You get $1 per hand you still could have played. You get $1 per $5 you had stockpiled. Most Jokers cost around $5.
So yes, if you buy a joker you lose $1 in interest. But if that makes it so you only have to play one hand instead of two, you lost zero income, gained strength for future rounds, and even gained a dollar or two worth of sell value in case it was a temporary buy to scrape by. Interest is a lot weaker than you seem to think.
However, I do think interest is too strong in this game. You are very heavily incentivized to get to $25 ASAP because the $5 interest per round makes up close to 50% of your income, which is where I think a problem lies. I haven't played a single game where I don't just rush to $25 off the first 3 blinds outside of picking up one cheap joker if its flexible enough.
Just look at the numbers.
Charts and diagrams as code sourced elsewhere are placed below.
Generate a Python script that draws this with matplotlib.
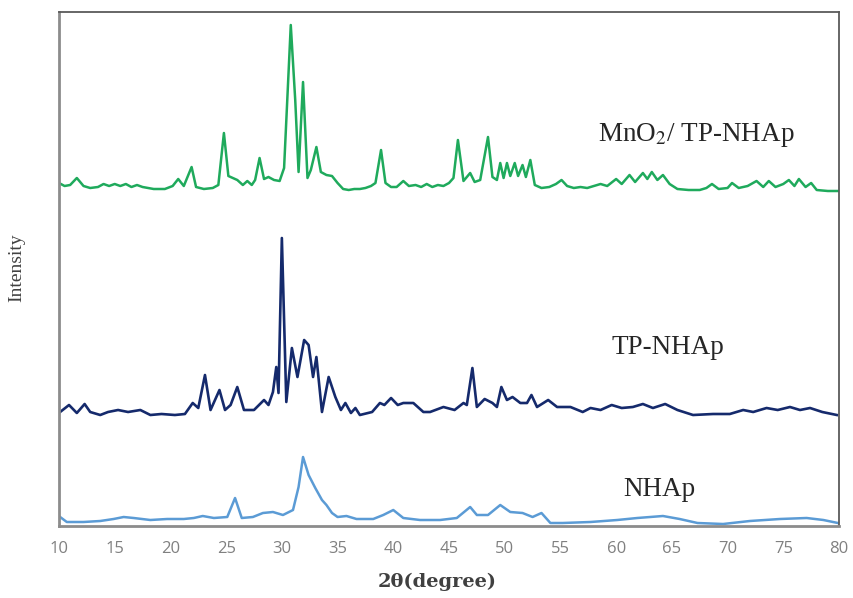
import matplotlib
matplotlib.use("Agg")
import matplotlib.pyplot as plt

# ---- data (2theta in degree, intensity in a.u., stacked as displayed) ----
mno2_x = [10.0, 10.5, 11.0, 11.6, 12.2, 12.8, 13.5, 14.0, 14.5, 15.0, 15.5, 16.0, 16.5, 17.0,
          17.5, 18.0, 18.5, 19.0, 19.5, 20.2, 20.7, 21.2, 21.9, 22.3, 23.0, 23.8, 24.3, 24.8,
          25.2, 25.6, 26.0, 26.5, 26.9, 27.3, 27.6, 28.0, 28.4, 28.8, 29.3, 29.8, 30.2, 30.8,
          31.2, 31.5, 31.9, 32.3, 32.6, 33.1, 33.5, 34.0, 34.5, 35.0, 35.5, 36.0, 36.5, 37.0,
          37.5, 38.0, 38.4, 38.9, 39.3, 39.8, 40.3, 40.9, 41.4, 42.0, 42.5, 43.0, 43.5, 44.0,
          44.5, 45.0, 45.4, 45.8, 46.3, 46.9, 47.3, 47.8, 48.5, 48.9, 49.3, 49.6, 49.9, 50.2,
          50.5, 50.9, 51.2, 51.6, 51.9, 52.3, 52.7, 53.3, 54.0, 54.6, 55.1, 55.6, 56.2, 56.8,
          57.4, 58.0, 58.6, 59.2, 60.0, 60.5, 61.2, 61.7, 62.4, 62.8, 63.2, 63.7, 64.2, 64.8,
          65.5, 66.5, 67.5, 68.1, 68.6, 69.2, 70.0, 70.4, 71.0, 71.8, 72.6, 73.2, 73.7, 74.3,
          75.0, 75.5, 76.0, 76.4, 77.0, 77.5, 78.0, 79.0, 80.0]
mno2_y = [343, 340, 341, 348, 340, 338, 339, 342, 340, 342, 340, 342, 339, 341,
          339, 338, 337, 337, 337, 340, 347, 340, 359, 339, 337, 338, 341, 393,
          350, 348, 346, 341, 345, 341, 346, 368, 347, 349, 346, 345, 358, 501,
          426, 354, 444, 348, 356, 379, 354, 351, 350, 343, 337, 336, 337, 337,
          338, 340, 343, 376, 343, 339, 339, 345, 340, 341, 339, 342, 339, 341,
          340, 343, 348, 386, 345, 353, 344, 346, 389, 349, 346, 363, 348, 363,
          350, 363, 350, 361, 349, 366, 341, 338, 339, 342, 346, 340, 338, 339,
          338, 340, 342, 340, 347, 342, 351, 344, 353, 347, 354, 346, 351, 342,
          337, 336, 336, 338, 342, 337, 338, 343, 338, 340, 345, 339, 345, 339,
          342, 346, 340, 347, 339, 343, 336, 335, 335]

tp_x = [10.1, 10.9, 11.6, 12.3, 12.8, 13.7, 14.4, 15.3, 16.2, 17.3, 18.2, 19.2, 20.4, 21.3,
        22.0, 22.5, 23.1, 23.6, 24.4, 24.9, 25.4, 26.0, 26.6, 27.5, 28.4, 28.8, 29.2, 29.5,
        29.7, 30.0, 30.4, 30.9, 31.4, 32.0, 32.4, 32.8, 33.1, 33.6, 34.2, 34.8, 35.3, 35.7,
        36.2, 36.6, 37.0, 38.1, 38.8, 39.2, 39.8, 40.4, 40.9, 41.8, 42.7, 43.3, 44.5, 45.5,
        46.3, 46.6, 47.1, 47.5, 48.2, 48.9, 49.3, 49.7, 50.2, 50.7, 51.4, 52.0, 52.4, 52.9,
        53.9, 54.7, 55.9, 57.0, 57.7, 58.6, 59.6, 60.5, 61.5, 62.4, 63.3, 64.4, 65.5, 66.9,
        68.7, 70.2, 71.4, 72.3, 73.5, 74.5, 75.6, 76.5, 77.4, 78.5, 79.8]
tp_y = [114, 121, 113, 122, 114, 111, 114, 116, 114, 116, 111, 112, 111, 112,
        123, 118, 151, 116, 136, 116, 121, 139, 116, 116, 126, 121, 134, 159,
        133, 288, 124, 178, 149, 186, 181, 149, 169, 114, 149, 129, 116, 123,
        113, 118, 111, 114, 123, 121, 128, 121, 123, 123, 114, 114, 119, 116,
        123, 121, 158, 119, 127, 123, 119, 139, 126, 129, 123, 123, 131, 119,
        126, 119, 119, 114, 118, 116, 121, 118, 119, 122, 118, 122, 116, 111,
        112, 112, 116, 114, 118, 116, 119, 116, 118, 114, 111]

nhap_x = [10.1, 10.7, 12.2, 13.7, 14.9, 15.8, 16.7, 18.2, 19.7, 21.2, 22.1, 22.9, 23.9, 25.1,
          25.8, 26.4, 27.4, 28.3, 29.2, 30.1, 31.0, 31.5, 31.9, 32.4, 33.0, 33.6, 34.0, 34.5,
          35.0, 35.8, 36.7, 38.2, 39.1, 40.0, 40.9, 42.4, 44.2, 45.7, 46.9, 47.5, 48.5, 49.6,
          50.5, 51.6, 52.5, 53.3, 54.1, 55.2, 57.7, 60.1, 61.9, 64.2, 65.7, 67.3, 69.6, 72.0,
          74.7, 77.1, 78.6, 79.9]
nhap_y = [9, 4, 4, 5, 7, 9, 8, 6, 7, 7, 8, 10, 8, 9,
          28, 8, 9, 13, 14, 11, 16, 39, 69, 51, 38, 26, 21, 13,
          9, 10, 7, 7, 11, 16, 8, 6, 6, 8, 19, 11, 11, 21,
          14, 13, 9, 13, 3, 3, 4, 6, 8, 10, 7, 3, 2, 5,
          7, 8, 6, 3]

labels = ["MnO$_2$/ TP-NHAp", "TP-NHAp", "NHAp"]
xticks = [10, 15, 20, 25, 30, 35, 40, 45, 50, 55, 60, 65, 70, 75, 80]

plt.rcParams["mathtext.fontset"] = "stix"

fig = plt.figure(figsize=(8.54, 5.98), dpi=100)
ax = fig.add_axes([59 / 854, 1 - 526 / 598, 780 / 854, 514 / 598])

ax.plot(mno2_x, mno2_y, color="#1faa5c", lw=1.8)
ax.plot(tp_x, tp_y, color="#152a6c", lw=1.9)
ax.plot(nhap_x, nhap_y, color="#5b9bd5", lw=1.8)

ax.set_xlim(10, 80)
ax.set_ylim(0, 514)
ax.set_xticks(xticks)
ax.set_xticklabels([str(t) for t in xticks], fontfamily="Open Sans", fontsize=12, color="#808080")
ax.set_yticks([])
ax.tick_params(axis="x", length=0, pad=11)

for side in ["left", "bottom"]:
    ax.spines[side].set_color("#8c8c8c")
    ax.spines[side].set_linewidth(2.0)
for side in ["top", "right"]:
    ax.spines[side].set_color("#5a5a5a")
    ax.spines[side].set_linewidth(1.3)

txt_kw = dict(fontfamily="Liberation Serif", fontsize=19.5, color="#262626", ha="center", va="center")
ax.text(67.2, 391, labels[0], **txt_kw)
ax.text(64.6, 179, labels[1], **txt_kw)
ax.text(63.9, 36, labels[2], **txt_kw)

ax.set_xlabel("2θ(degree)", fontfamily="DejaVu Serif", fontweight="bold", fontsize=14, color="#404040")
ax.xaxis.set_label_coords(0.485, -0.091)
ax.set_ylabel("Intensity", fontfamily="Liberation Serif", fontsize=14, color="#404040",
              ha="center", va="center")
ax.yaxis.set_label_coords(-0.054, 0.502)

fig.savefig("out.png", dpi=100)
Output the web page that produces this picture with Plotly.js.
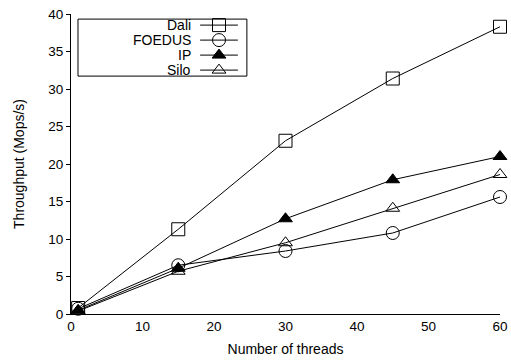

You win a round with max income for ~$13-15. A reroll in the shop is $5. If you didn't have income you'd be at $8-10. So a single reroll costs most of your money.
If you don't go income, you are pretty much forced to take more tags, but if you take tags to gain more money you get access to the shop less. It just feels off. I think you should still get access to the shop when you skip blinds (maybe a slightly worse shop).
The money + length of game balance just feels *off*. You spend 20% of the game garnering income, the game isn't long enough to really pop off on a build, and the combination of money + time + small shop leaves you with a bit too heavy of an RNG component whereas you'll spend loads of money only to end up with nothing in the end.
Full game is twice as long as demo + endless, so I don't see this as an issue.
When the game is 10-15 levels and not a demo you'll see a lot of times you have to decide how much you will need to commit I feel.
It could be $s or quarters or cards, the whole point of resource management games is to attenuate your use of resources to win both now and later. So I think interest accomplishes that.